Mr Crisafulli listened intently to Mr Suthers' and other voters' opinions, but didn't stray from the main goal he set for himself when he decided to visit the coastal town at the heart of the de-amalgamation debate.

Mr Crisafulli urged voters to look at all the facts and figures as laid down by Boundaries Commissioner Col Meng and the Queensland Treasury Corporation (QTC).

He said the more he looked at the QTC figures, the more confident he was of them.

"But that doesn't mean that each ratepayer has to get a $429 rate rise in the first year," Mr Crisafulli said.

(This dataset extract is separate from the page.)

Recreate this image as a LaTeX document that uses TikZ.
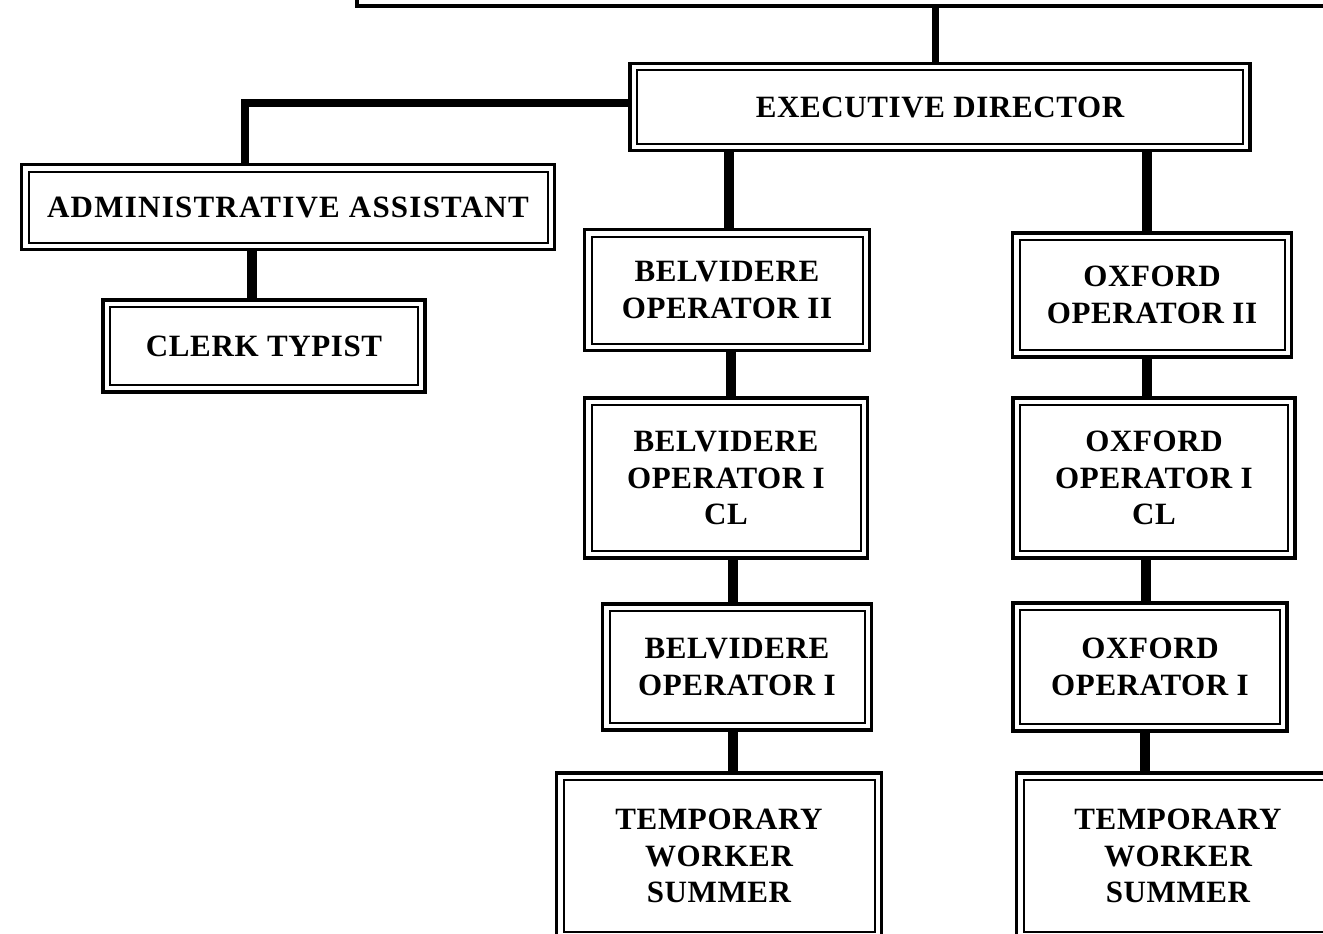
\documentclass[tikz,border=0pt]{standalone}
\usepackage{fontspec}
\setmainfont{Liberation Serif}[LetterSpace=2]
\begin{document}
\begin{tikzpicture}[x=1pt,y=-1pt,
  box/.style={draw, line width=3.5pt, inner sep=0pt, outer sep=0pt, align=center,
    font=\bfseries\fontsize{31}{36.5}\selectfont, fill=white},
  frame/.style={line width=2pt},
  conn/.style={line width=10pt}]
\useasboundingbox (0,0) rectangle (1323,934);
\clip (0,0) rectangle (1323,934);
% nodes
\node[box, minimum width=990pt, minimum height=80pt] (top) at (852,-34) {};
\node[box, minimum width=620pt, minimum height=87pt] (ed) at (940,107) {EXECUTIVE DIRECTOR};
\node[box, minimum width=533pt, minimum height=85pt] (aa) at (288,207) {\addfontfeature{LetterSpace=4}ADMINISTRATIVE ASSISTANT};
\node[box, minimum width=322pt, minimum height=92pt] (ct) at (264,346) {CLERK TYPIST};
\node[box, minimum width=285pt, minimum height=121pt] (bo2) at (727,290) {BELVIDERE\\OPERATOR II};
\node[box, minimum width=283pt, minimum height=160pt] (bo1cl) at (726,478) {BELVIDERE\\OPERATOR I\\CL};
\node[box, minimum width=269pt, minimum height=126pt] (bo1) at (737,667) {BELVIDERE\\OPERATOR I};
\node[box, minimum width=325pt, minimum height=166pt] (bt) at (719,856) {TEMPORARY\\WORKER\\SUMMER};
\node[box, minimum width=279pt, minimum height=124pt] (oo2) at (1152,295) {OXFORD\\OPERATOR II};
\node[box, minimum width=282pt, minimum height=160pt] (oo1cl) at (1154,478) {OXFORD\\OPERATOR I\\CL};
\node[box, minimum width=274pt, minimum height=128pt] (oo1) at (1150,667) {OXFORD\\OPERATOR I};
\node[box, minimum width=323pt, minimum height=166pt] (ot) at (1178,856) {TEMPORARY\\WORKER\\SUMMER};
% inner frames
\foreach \n in {top,ed,aa,ct,bo2,bo1cl,bo1,bt,oo2,oo1cl,oo1,ot}
  \draw[frame] ([shift={(7,7)}]\n.north west) rectangle ([shift={(-7,-7)}]\n.south east);
% connectors
\draw[conn, line width=7pt] (top.south -| 935,0) -- (ed.north -| 935,0);
\draw[conn, line width=8pt] (ed.west |- 0,103) -| (aa.north -| 245,0);
\draw[conn] (aa.south -| 252,0) -- (ct.north -| 252,0);
\draw[conn] (ed.south -| 729,0) -- (bo2.north -| 729,0);
\draw[conn] (bo2.south -| 731,0) -- (bo1cl.north -| 731,0);
\draw[conn] (bo1cl.south -| 733,0) -- (bo1.north -| 733,0);
\draw[conn] (bo1.south -| 733,0) -- (bt.north -| 733,0);
\draw[conn] (ed.south -| 1147,0) -- (oo2.north -| 1147,0);
\draw[conn] (oo2.south -| 1147,0) -- (oo1cl.north -| 1147,0);
\draw[conn] (oo1cl.south -| 1146,0) -- (oo1.north -| 1146,0);
\draw[conn] (oo1.south -| 1145,0) -- (ot.north -| 1145,0);
\end{tikzpicture}
\end{document}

"Both sides of the argument can rightly say it could be more or could be less... because any council can cut its cloth to suit."

 

Mr Suthers and another person who spoke with the minister, Madonna O'Grady, believe de-amalgamation is worth the price tag.

 

"It may take a couple of years to pay (for de-amalgamation), but after that we are in control of our own destiny," she said.

Mr Suthers said he would most likely be voting yes to de-amalgamation come March 9.

He told the minister Rockhampton Regional Council was focusing too much on finding industrial land in Gracemere, while Yeppoon was also in dire need of it.

Mr Suthers said the coast also desperately needed more flat land for housing.

Mr Crisafulli said it was clear many people in the community were well-informed on de-amalgamation.

But he intentionally steered away from gauging the community's sentiment, saying he was simply there to remind people of the facts.

"Regardless of what happens... it has been the darkest time for local councils in recent years," Mr Crisafulli said.

De-amalgamation group Capricorn Coast Independence Movement and the new group fighting against a split, One Capricorn Region, also said they had good meetings with the minister.

Mr Crisafulli said he would remind councillors of the facts when he met with them yesterday afternoon.

Mr Suthers said he felt the coast had garnered more attention from State Government since Mr Young was elected.

"We haven't had that in the past and I think the community is being able to voice their opinion," he said.